• _TASK INSTRUCTIONS_
Give back only the lines from the one that contains "Generate a Python" through the one that contains "name=series_name, showlegend=False))", word for word and without images.

• _THE RECORDS_
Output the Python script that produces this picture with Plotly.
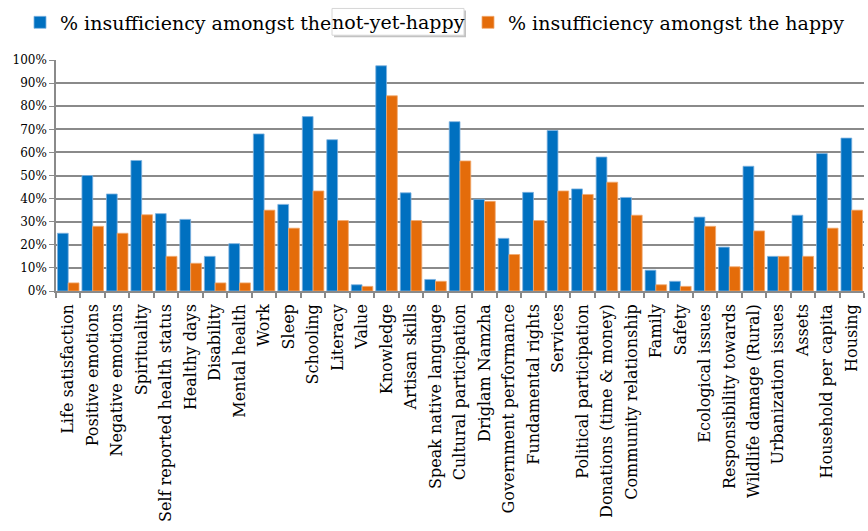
import plotly.graph_objects as go

categories = [
    "Life satisfaction", "Positive emotions", "Negative emotions", "Spirituality",
    "Self reported health status", "Healthy days", "Disability", "Mental health",
    "Work", "Sleep", "Schooling", "Literacy", "Value", "Knowledge", "Artisan skills",
    "Speak native language", "Cultural participation", "Driglam Namzha",
    "Government performance", "Fundamental rights", "Services",
    "Political participation", "Donations (time & money)", "Community relationship",
    "Family", "Safety", "Ecological issues", "Responsibility towards",
    "Wildlife damage (Rural)", "Urbanization issues", "Assets",
    "Household per capita", "Housing",
]

not_yet_happy = [
    25, 50, 42, 56.5, 33.5, 31, 15, 20.5, 68, 37.5, 75.5, 65.5, 2.7, 97.5, 42.5,
    5, 73.3, 39.7, 22.8, 42.7, 69.5, 44.2, 58, 40.5, 9, 4.2, 32, 19, 54, 15, 32.8,
    59.5, 66.2,
]

happy = [
    3.5, 28, 25, 33, 15, 12, 3.5, 3.5, 35, 27.2, 43.3, 30.5, 2, 84.5, 30.5, 4.2,
    56.3, 38.8, 15.8, 30.5, 43.3, 41.8, 47.1, 32.8, 2.7, 2, 28, 10.5, 26, 15, 15,
    27.2, 35,
]

# first legend label continues in the text box "not-yet-happy"
series_names = [
    "% insufficiency amongst the",
    "% insufficiency amongst the happy",
]
box_text = "not-yet-happy"
y_ticks = [i / 10 for i in range(11)]

FONT = "DejaVu Serif"
BLUE = "#0070C0"
ORANGE = "#E46C0A"
GRID = "#8a8a8a"

# plot area in pixels
L, R, T, B = 56, 4, 58, 240
W, H = 868, 531
PW, PH = W - L - R, H - T - B


def px_x(x):
    return (x - L) / PW


def px_y(y):
    return (H - B - y) / PH


fig = go.Figure()
fig.add_bar(
    x=categories, y=[v / 100 for v in not_yet_happy], name=series_names[0],
    marker=dict(color=BLUE, line=dict(color="#7fb3df", width=0.8)),
    legend="legend", showlegend=True,
)
fig.add_bar(
    x=categories, y=[v / 100 for v in happy], name=series_names[1],
    marker=dict(color=ORANGE, line=dict(color="#f1a970", width=0.8)),
    legend="legend2", showlegend=True,
)

# text box with a soft drop shadow, next to the first legend entry
bx0, bx1, by0, by1 = 332, 464, 6, 33
fig.add_shape(
    type="rect", xref="paper", yref="paper",
    x0=px_x(bx0 + 2), x1=px_x(bx1 + 2), y0=px_y(by1 + 2), y1=px_y(by0 + 2),
    fillcolor="rgba(120,120,120,0.45)", line=dict(width=0), layer="above",
)
fig.add_shape(
    type="rect", xref="paper", yref="paper",
    x0=px_x(bx0), x1=px_x(bx1), y0=px_y(by1), y1=px_y(by0),
    fillcolor="white", line=dict(color="#d6d6d6", width=1), layer="above",
)
fig.add_annotation(
    text=box_text, xref="paper", yref="paper",
    x=px_x((bx0 + bx1) / 2), y=px_y((by0 + by1) / 2),
    xanchor="center", yanchor="middle", showarrow=False,
    font=dict(family=FONT, size=19, color="black"),
)

legend_style = dict(
    orientation="h", yanchor="top", xanchor="left",
    font=dict(family=FONT, size=19, color="black"),
    itemwidth=30, bgcolor="rgba(0,0,0,0)", visible=True,
)

fig.update_layout(
    width=W, height=H,
    margin=dict(l=L, r=R, t=T, b=B),
    paper_bgcolor="white", plot_bgcolor="white",
    barmode="group", bargap=0.12, bargroupgap=0.0,
    showlegend=True,
    font=dict(family=FONT, color="black"),
    legend=dict(legend_style, x=px_x(20), y=px_y(1)),
    legend2=dict(legend_style, x=px_x(468), y=px_y(1)),
    xaxis=dict(
        type="category", tickangle=-90, tickson="boundaries",
        ticks="outside", ticklen=5, tickcolor=GRID, tickwidth=1.5,
        ticklabelstandoff=5,
        showline=True, linecolor=GRID, linewidth=1.5,
        showgrid=False, tickfont=dict(family=FONT, size=16, color="black"),
        range=[-0.5, len(categories) - 0.5],
    ),
    yaxis=dict(
        range=[0, 1], tickvals=y_ticks, tickformat=".0%",
        showgrid=True, gridcolor=GRID, gridwidth=1.5,
        showline=True, linecolor=GRID, linewidth=1.5,
        ticks="outside", ticklen=5, tickcolor=GRID,
        zeroline=False, tickfont=dict(family=FONT, size=12, color="black"),
    ),
)

fig.write_html("out.html")
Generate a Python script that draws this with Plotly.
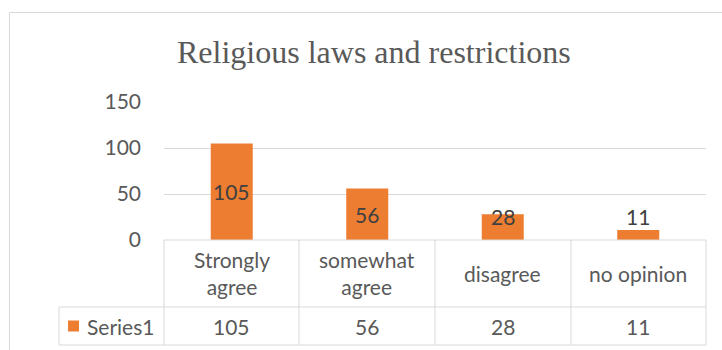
import plotly.graph_objects as go

categories = ["Strongly agree", "somewhat agree", "disagree", "no opinion"]
category_labels = ["Strongly<br>agree", "somewhat<br>agree", "disagree", "no opinion"]
values = [105, 56, 28, 11]
series_name = "Series1"
y_ticks = [0, 50, 100, 150]

W, H = 722, 350
L, R, T, B = 164, 706, 102, 240

def px(x):
    return (x - L) / (R - L)

def py(y):
    return (B - y) / (B - T)

ORANGE = "#ED7D31"
GRID = "#d9d9d9"
TXT = "#595959"
FONT = "Lato"
FS = 21

fig = go.Figure()
fig.add_trace(go.Bar(x=categories, y=values, marker=dict(color=ORANGE, line=dict(width=0)),
                     name=series_name, showlegend=False))

ann = []
# title
ann.append(dict(text="Religious laws and restrictions", xref="paper", yref="paper",
                x=px(374), y=py(52), xanchor="center", yanchor="middle", showarrow=False,
                font=dict(family="Liberation Serif", size=32, color=TXT)))
# data labels
for c, v in zip(categories, values):
    ann.append(dict(text=str(v), x=c, y=max(v / 2, 26), xref="x", yref="y",
                    showarrow=False, xanchor="center", yanchor="middle",
                    font=dict(family=FONT, size=FS, color="#404040")))
# table category labels and values
for c, lab, v in zip(categories, category_labels, values):
    ann.append(dict(text=lab, x=c, y=py(273), xref="x", yref="paper", showarrow=False,
                    xanchor="center", yanchor="middle",
                    font=dict(family=FONT, size=FS, color=TXT)))
    ann.append(dict(text=str(v), x=c, y=py(326), xref="x", yref="paper", showarrow=False,
                    xanchor="center", yanchor="middle",
                    font=dict(family=FONT, size=FS, color=TXT)))
ann.append(dict(text=series_name, x=px(85), y=py(326), xref="paper", yref="paper",
                showarrow=False, xanchor="left", yanchor="middle",
                font=dict(family=FONT, size=FS, color=TXT)))

shapes = []
def line(x0, y0, x1, y1, color=GRID):
    shapes.append(dict(type="line", xref="paper", yref="paper",
                       x0=px(x0), y0=py(y0), x1=px(x1), y1=py(y1),
                       line=dict(color=color, width=1)))

# outer chart frame
line(9.5, 12.5, 730, 12.5)
line(9.5, 12.5, 9.5, 360)
# table
col_x = [164, 299, 435, 571, 706]
line(164, 240, 706, 240)
line(59, 307, 706, 307)
line(59, 345, 706, 345)
line(59, 307, 59, 345)
for cx in col_x:
    line(cx, 240, cx, 345)
# legend key
shapes.append(dict(type="rect", xref="paper", yref="paper",
                   x0=px(68), x1=px(79), y0=py(320.5), y1=py(331.5),
                   fillcolor=ORANGE, line=dict(width=0)))

fig.update_layout(
    width=W, height=H,
    margin=dict(l=L, r=W - R, t=T, b=H - B, pad=0),
    paper_bgcolor="white", plot_bgcolor="white",
    bargap=0.69,
    annotations=ann, shapes=shapes,
    xaxis=dict(showticklabels=False, showline=False, showgrid=False, zeroline=False, ticks=""),
    yaxis=dict(range=[0, 150], tickvals=y_ticks, showgrid=True, gridcolor=GRID, gridwidth=1,
               zeroline=False, showline=False, ticks="", ticklabelstandoff=22,
               tickfont=dict(family=FONT, size=FS, color=TXT)),
)

fig.write_html("out.html")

• _ANSWER_
Generate a Python script that draws this with Plotly.
import plotly.graph_objects as go

categories = ["Strongly agree", "somewhat agree", "disagree", "no opinion"]
category_labels = ["Strongly<br>agree", "somewhat<br>agree", "disagree", "no opinion"]
values = [105, 56, 28, 11]
series_name = "Series1"
y_ticks = [0, 50, 100, 150]

W, H = 722, 350
L, R, T, B = 164, 706, 102, 240

def px(x):
    return (x - L) / (R - L)

def py(y):
    return (B - y) / (B - T)

ORANGE = "#ED7D31"
GRID = "#d9d9d9"
TXT = "#595959"
FONT = "Lato"
FS = 21

fig = go.Figure()
fig.add_trace(go.Bar(x=categories, y=values, marker=dict(color=ORANGE, line=dict(width=0)),
                     name=series_name, showlegend=False))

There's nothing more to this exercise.